Algebraic and Kähler geometry

The goal of the ALKAGE project was to address a number of fundamental questions in algebraic and analytic geometry, in the following three directions (work packages):

1) Entire curves, hyperbolic algebraic manifolds and the Green-Griffiths-Lang conjecture

2) Further investigations on the curvature of complex varieties and Kähler geometry

3) L² vanishing and extension theorems, and the abundance conjecture

All three directions are connected with major aspects of contemporary research in complex geometry. There are active developments pursued in a large number of mathematical departments worldwide, and improvements of the related techniques are eagerly expected. In the long term, these questions might also have far reaching consequences in other domains of mathematics such as arithmetic geometry.

At the term of the project, the major scientific achievements include new L² extension theorems of Ohsawa-Takegoshi type that hold for non necessarily reduced subvarieties, and for line bundles satisfying optimal semipositivity conditions. This work of the PI conducted in 2015-2018 led to collaboration with S.Matsumura and JY.Cao and to important further contributions by collaborators and visitors (YoungJun Choi - Mario Chan, ChenYu Chi, Sheng Rao, …). In 2017, the remarkable PhD thesis of Ya Deng produced an effective version of Damian Brotbek’s recent solution of the Kobayashi conjecture (1970), stating that general algebraic hypersurfaces of high degree in complex projective space are Kobayashi hyperbolic. In 2018, the PI obtained a different and simpler proof of the same fundamental result, using geometric techniques for jet differential bundles that he continuously developed since 1995. In the context of non Kähler complex geometry, jointly with F. Campana and Th. Peternell, a complete proof was given that every complex structure on S6 has zero algebraic dimension (a result claimed already in 1998, but with an incomplete proof). In the direction of the abundance conjecture, the PI introduced the concept of “Bergman bundles”, which provide Hilbert bundle analogues of ample vector bundles in the non algebraic setting, on general compact complex manifolds. Finally, in 2020, a new approach was developed for the study of the Griffiths conjecture on the positivity of ample vector bundles. An outcome was the introduction of a new concept of Monge-Ampère volume for vector bundles, for which Siarhei Finski obtained deep asymptotic formulas.

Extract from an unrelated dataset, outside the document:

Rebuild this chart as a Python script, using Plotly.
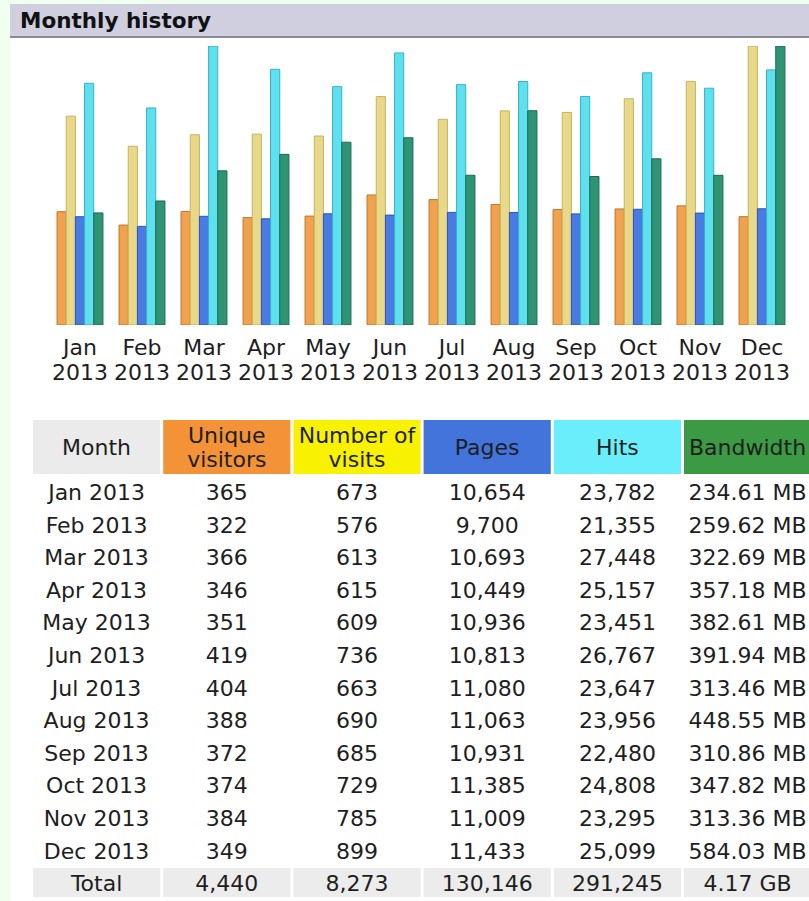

The ALKAGE project mostly ran as expected, even though the COVID pandemic considerably slowed down some operations after February 2020, such as invitations and visits to other centers. In total, 7 PostDocs have been hired on ALKAGE grants during 2 year periods (one of them left after 1 year and a half, and another one after 1 year, as they were offered junior research positions abroad); 6 PhD students were supported, two of them by grants offered during the whole three years of their PhD research activity, and 5 PhD theses were defended before end of 2021.

During the period 2015-2021, very substantial work was conducted in the major research directions planned in the three work packages of the project described above. The PI, his PhD students, PostDocs and local collaborators all contributed to the activity by producing high level research papers, participating to conferences and delivering seminar talks or summer school lectures. The complete reference list includes about 80 publications. Numerous short expert visits (from one-two day visits to several months visits) to Institut Fourier have been supported. A substantial part of the budget has been used to support missions of the PI and his collaborators to various French and foreign institutions.

In total, four ALKAGE workshops of approximately 30 participants, and two bigger international conferences have been organized during the 6 years of the project. These events, each of a duration of one week, gave the occasion of many profitable exchanges, leading e.g. to a new collaboration of the PI with F. Campana, L. Darondeau and E. Rousseau. As mentioned in the previous section, the results that were obtained include important advances on several longstanding mathematical problems such as the Kobayashi conjecture from 1970.

The remarkable work conducted by Ya Deng during his PhD and by Siarhei Finski during his PostDoc allowed them to be both recruited by CNRS as Chargés de Recherche, in February and October 2021, respectively in Nancy and at École Polytechnique. All other younger collaborators of the ALKAGE project found junior academic positions after leaving Grenoble university: as assistant professors, YoungJun Choi at Pusan university (Korea), Tao Zheng at the Beijing Institute of Technology (China), Long Li at ShanghaiTech university (China), Philipp Naumann at Bayreuth Universität (Germany); Grégoire Menet, as ATER at Université de Lille; Juliana Restrepo, as PostDoc at Université Aix-Marseille.

One of the very long term goals of the ALKAGE related research would be a general classification theory of projective varieties and compact Kähler spaces. There is still a very long route to reach a complete understanding of the structure of such varieties. Among the many steps required, one can cite basic vanishing, non vanishing, and extension theorems, in connection with an analysis of fundamental fibrations or with the "curvature" properties of the tangent sheaf. The results obtained by the PI and his students, postdocs and collaborators are substantial steps in these directions.